• **Problem to work on**: Transcribe the records below in full; pictures stay out of the copy.

• **Records shown**:
+ + + + +

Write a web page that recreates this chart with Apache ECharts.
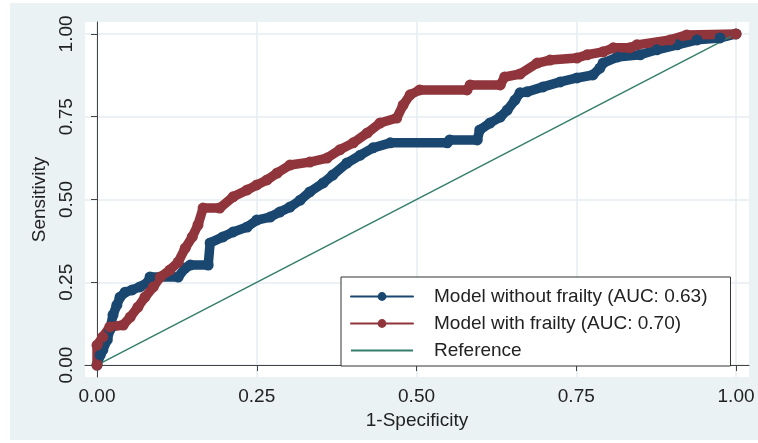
<!DOCTYPE html>
<html>
<head>
<meta charset="utf-8">
<script src="https://cdn.jsdelivr.net/npm/echarts@6/dist/echarts.min.js"></script>
<style>
  html, body { margin: 0; padding: 0; background: #fff; }
  #chart { width: 758px; height: 443px; }
</style>
</head>
<body>
<div id="chart"></div>
<script>
// ROC: model without frailty
const xWithout = [0, 0.005, 0.009, 0.016, 0.02, 0.025, 0.031, 0.036, 0.044, 0.055, 0.067, 0.08, 0.083, 0.127, 0.138, 0.146, 0.174, 0.177, 0.197, 0.213, 0.235, 0.25, 0.271, 0.286, 0.302, 0.318, 0.333, 0.354, 0.369, 0.391, 0.412, 0.432, 0.459, 0.548, 0.552, 0.595, 0.599, 0.615, 0.631, 0.642, 0.654, 0.662, 0.673, 0.698, 0.725, 0.751, 0.776, 0.787, 0.792, 0.814, 0.85, 0.876, 0.908, 0.939, 0.975, 1]
const yWithout = [0, 0.03, 0.045, 0.076, 0.106, 0.151, 0.181, 0.205, 0.22, 0.227, 0.236, 0.251, 0.266, 0.266, 0.293, 0.302, 0.302, 0.369, 0.387, 0.402, 0.417, 0.438, 0.447, 0.462, 0.477, 0.498, 0.523, 0.55, 0.574, 0.61, 0.634, 0.656, 0.671, 0.671, 0.68, 0.68, 0.71, 0.731, 0.749, 0.77, 0.8, 0.822, 0.825, 0.84, 0.855, 0.867, 0.876, 0.897, 0.912, 0.93, 0.937, 0.952, 0.967, 0.982, 0.988, 1]

// ROC: model with frailty
const xWith = [0, 0, 0.009, 0.02, 0.041, 0.052, 0.064, 0.075, 0.088, 0.099, 0.114, 0.127, 0.138, 0.149, 0.158, 0.166, 0.192, 0.213, 0.235, 0.25, 0.266, 0.282, 0.302, 0.333, 0.36, 0.38, 0.401, 0.423, 0.443, 0.469, 0.479, 0.49, 0.505, 0.579, 0.584, 0.631, 0.638, 0.662, 0.689, 0.709, 0.751, 0.767, 0.792, 0.808, 0.834, 0.845, 0.897, 0.923, 1]
const yWith = [0, 0.06, 0.085, 0.115, 0.121, 0.145, 0.175, 0.205, 0.236, 0.266, 0.287, 0.311, 0.353, 0.387, 0.423, 0.474, 0.474, 0.508, 0.529, 0.544, 0.559, 0.58, 0.604, 0.613, 0.625, 0.65, 0.671, 0.701, 0.731, 0.746, 0.785, 0.816, 0.831, 0.831, 0.846, 0.846, 0.87, 0.879, 0.912, 0.921, 0.927, 0.937, 0.946, 0.958, 0.958, 0.967, 0.982, 0.997, 1]

// diagonal reference line
const xRef = [0, 1]
const yRef = [0, 1]

const tickValues = [0, 0.25, 0.5, 0.75, 1]

const names = [
  'Model without frailty (AUC: 0.63)',
  'Model with frailty (AUC: 0.70)',
  'Reference'
]

const zip = (xs, ys) => xs.map((x, i) => [x, ys[i]])

const font = 'Liberation Sans, Arial, Helvetica, sans-serif'
const textColor = '#222'
const axisColor = '#444'
const gridColor = '#e4edf1'

const chart = echarts.init(document.getElementById('chart'), null, { renderer: 'canvas' })

const axisCommon = {
  type: 'value',
  nameLocation: 'middle',
  nameTextStyle: { fontFamily: font, fontSize: 19, color: textColor },
  axisLine: { show: true, lineStyle: { color: axisColor, width: 1 } },
  axisTick: { show: true, length: 6, inside: false, customValues: tickValues, lineStyle: { color: axisColor } },
  axisLabel: {
    customValues: tickValues,
    fontFamily: font,
    fontSize: 19,
    color: textColor,
    margin: 10,
    formatter: v => v.toFixed(2)
  },
  splitLine: { show: true, lineStyle: { color: gridColor, width: 1.5 } }
}

chart.setOption({
  animation: false,
  backgroundColor: '#fff',
  graphic: [{
    type: 'rect',
    z: -10,
    shape: { x: 10, y: 3, width: 748, height: 437 },
    style: { fill: '#eaf2f4' }
  }],
  grid: {
    left: 85, top: 22, right: 9, bottom: 66,
    containLabel: false,
    outerBoundsMode: 'none',
    show: true,
    backgroundColor: '#fff',
    borderWidth: 0
  },
  xAxis: Object.assign({}, axisCommon, {
    min: -0.0188, max: 1.0203,
    name: '1-Specificity',
    nameGap: 24
  }),
  yAxis: Object.assign({}, axisCommon, {
    min: -0.036, max: 1.036,
    name: 'Sensitivity',
    nameGap: 34,
    nameRotate: 90,
    axisLabel: Object.assign({}, axisCommon.axisLabel, { rotate: 90, margin: 9 })
  }),
  legend: {
    orient: 'vertical',
    left: 341, top: 277,
    padding: [10, 23, 6, 9],
    itemGap: 8,
    itemWidth: 62,
    itemHeight: 11,
    selectedMode: false,
    backgroundColor: '#fff',
    borderColor: '#333',
    borderWidth: 1,
    borderRadius: 0,
    lineStyle: { width: 2 },
    textStyle: { fontFamily: font, fontSize: 19, color: textColor, padding: [0, 0, 0, 16] },
    data: [
      names[0],
      names[1],
      { name: names[2], itemStyle: { opacity: 0 } }
    ]
  },
  series: [
    {
      name: names[0],
      type: 'line',
      data: zip(xWithout, yWithout),
      color: '#1a476f',
      symbol: 'circle',
      symbolSize: 11,
      showSymbol: true,
      lineStyle: { width: 9.5, join: 'round', cap: 'round' }
    },
    {
      name: names[1],
      type: 'line',
      data: zip(xWith, yWith),
      color: '#90353b',
      symbol: 'circle',
      symbolSize: 11,
      showSymbol: true,
      lineStyle: { width: 9.5, join: 'round', cap: 'round' }
    },
    {
      name: names[2],
      type: 'line',
      data: zip(xRef, yRef),
      color: '#357e6b',
      symbol: 'none',
      lineStyle: { width: 1.5 }
    }
  ]
})
</script>
</body>
</html>
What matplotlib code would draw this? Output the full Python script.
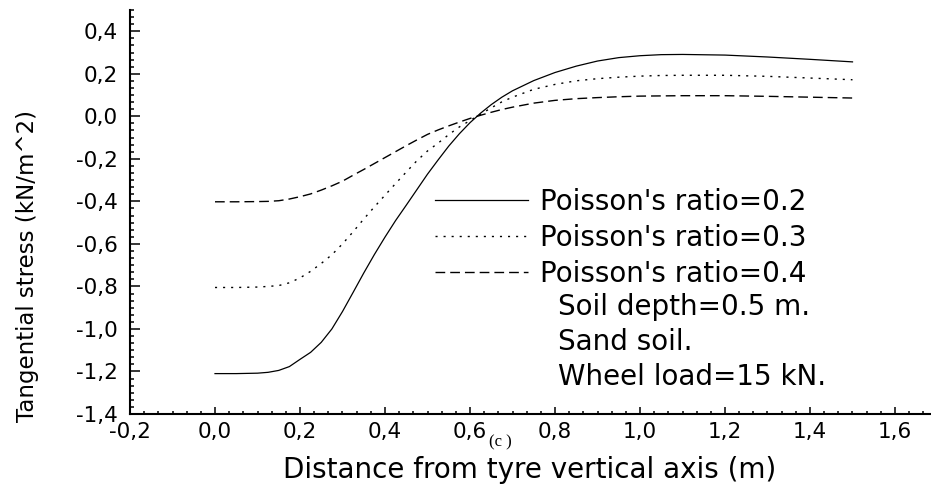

+ + + + +

• **Solved exercise**:
Write a web page that recreates this chart with Apache ECharts.
<!DOCTYPE html>
<html>
<head>
<meta charset="utf-8">
<script src="https://cdn.jsdelivr.net/npm/echarts@6/dist/echarts.min.js"></script>
<style>
  html, body { margin: 0; padding: 0; background: #fff; }
  #chart { width: 758px; height: 443px; }
</style>
</head>
<body>
<div id="chart"></div>
<script>
// ROC: model without frailty
const xWithout = [0, 0.005, 0.009, 0.016, 0.02, 0.025, 0.031, 0.036, 0.044, 0.055, 0.067, 0.08, 0.083, 0.127, 0.138, 0.146, 0.174, 0.177, 0.197, 0.213, 0.235, 0.25, 0.271, 0.286, 0.302, 0.318, 0.333, 0.354, 0.369, 0.391, 0.412, 0.432, 0.459, 0.548, 0.552, 0.595, 0.599, 0.615, 0.631, 0.642, 0.654, 0.662, 0.673, 0.698, 0.725, 0.751, 0.776, 0.787, 0.792, 0.814, 0.85, 0.876, 0.908, 0.939, 0.975, 1]
const yWithout = [0, 0.03, 0.045, 0.076, 0.106, 0.151, 0.181, 0.205, 0.22, 0.227, 0.236, 0.251, 0.266, 0.266, 0.293, 0.302, 0.302, 0.369, 0.387, 0.402, 0.417, 0.438, 0.447, 0.462, 0.477, 0.498, 0.523, 0.55, 0.574, 0.61, 0.634, 0.656, 0.671, 0.671, 0.68, 0.68, 0.71, 0.731, 0.749, 0.77, 0.8, 0.822, 0.825, 0.84, 0.855, 0.867, 0.876, 0.897, 0.912, 0.93, 0.937, 0.952, 0.967, 0.982, 0.988, 1]

// ROC: model with frailty
const xWith = [0, 0, 0.009, 0.02, 0.041, 0.052, 0.064, 0.075, 0.088, 0.099, 0.114, 0.127, 0.138, 0.149, 0.158, 0.166, 0.192, 0.213, 0.235, 0.25, 0.266, 0.282, 0.302, 0.333, 0.36, 0.38, 0.401, 0.423, 0.443, 0.469, 0.479, 0.49, 0.505, 0.579, 0.584, 0.631, 0.638, 0.662, 0.689, 0.709, 0.751, 0.767, 0.792, 0.808, 0.834, 0.845, 0.897, 0.923, 1]
const yWith = [0, 0.06, 0.085, 0.115, 0.121, 0.145, 0.175, 0.205, 0.236, 0.266, 0.287, 0.311, 0.353, 0.387, 0.423, 0.474, 0.474, 0.508, 0.529, 0.544, 0.559, 0.58, 0.604, 0.613, 0.625, 0.65, 0.671, 0.701, 0.731, 0.746, 0.785, 0.816, 0.831, 0.831, 0.846, 0.846, 0.87, 0.879, 0.912, 0.921, 0.927, 0.937, 0.946, 0.958, 0.958, 0.967, 0.982, 0.997, 1]

// diagonal reference line
const xRef = [0, 1]
const yRef = [0, 1]

const tickValues = [0, 0.25, 0.5, 0.75, 1]

const names = [
  'Model without frailty (AUC: 0.63)',
  'Model with frailty (AUC: 0.70)',
  'Reference'
]

const zip = (xs, ys) => xs.map((x, i) => [x, ys[i]])

const font = 'Liberation Sans, Arial, Helvetica, sans-serif'
const textColor = '#222'
const axisColor = '#444'
const gridColor = '#e4edf1'

const chart = echarts.init(document.getElementById('chart'), null, { renderer: 'canvas' })

const axisCommon = {
  type: 'value',
  nameLocation: 'middle',
  nameTextStyle: { fontFamily: font, fontSize: 19, color: textColor },
  axisLine: { show: true, lineStyle: { color: axisColor, width: 1 } },
  axisTick: { show: true, length: 6, inside: false, customValues: tickValues, lineStyle: { color: axisColor } },
  axisLabel: {
    customValues: tickValues,
    fontFamily: font,
    fontSize: 19,
    color: textColor,
    margin: 10,
    formatter: v => v.toFixed(2)
  },
  splitLine: { show: true, lineStyle: { color: gridColor, width: 1.5 } }
}

chart.setOption({
  animation: false,
  backgroundColor: '#fff',
  graphic: [{
    type: 'rect',
    z: -10,
    shape: { x: 10, y: 3, width: 748, height: 437 },
    style: { fill: '#eaf2f4' }
  }],
  grid: {
    left: 85, top: 22, right: 9, bottom: 66,
    containLabel: false,
    outerBoundsMode: 'none',
    show: true,
    backgroundColor: '#fff',
    borderWidth: 0
  },
  xAxis: Object.assign({}, axisCommon, {
    min: -0.0188, max: 1.0203,
    name: '1-Specificity',
    nameGap: 24
  }),
  yAxis: Object.assign({}, axisCommon, {
    min: -0.036, max: 1.036,
    name: 'Sensitivity',
    nameGap: 34,
    nameRotate: 90,
    axisLabel: Object.assign({}, axisCommon.axisLabel, { rotate: 90, margin: 9 })
  }),
  legend: {
    orient: 'vertical',
    left: 341, top: 277,
    padding: [10, 23, 6, 9],
    itemGap: 8,
    itemWidth: 62,
    itemHeight: 11,
    selectedMode: false,
    backgroundColor: '#fff',
    borderColor: '#333',
    borderWidth: 1,
    borderRadius: 0,
    lineStyle: { width: 2 },
    textStyle: { fontFamily: font, fontSize: 19, color: textColor, padding: [0, 0, 0, 16] },
    data: [
      names[0],
      names[1],
      { name: names[2], itemStyle: { opacity: 0 } }
    ]
  },
  series: [
    {
      name: names[0],
      type: 'line',
      data: zip(xWithout, yWithout),
      color: '#1a476f',
      symbol: 'circle',
      symbolSize: 11,
      showSymbol: true,
      lineStyle: { width: 9.5, join: 'round', cap: 'round' }
    },
    {
      name: names[1],
      type: 'line',
      data: zip(xWith, yWith),
      color: '#90353b',
      symbol: 'circle',
      symbolSize: 11,
      showSymbol: true,
      lineStyle: { width: 9.5, join: 'round', cap: 'round' }
    },
    {
      name: names[2],
      type: 'line',
      data: zip(xRef, yRef),
      color: '#357e6b',
      symbol: 'none',
      lineStyle: { width: 1.5 }
    }
  ]
})
</script>
</body>
</html>
What matplotlib code would draw this? Output the full Python script.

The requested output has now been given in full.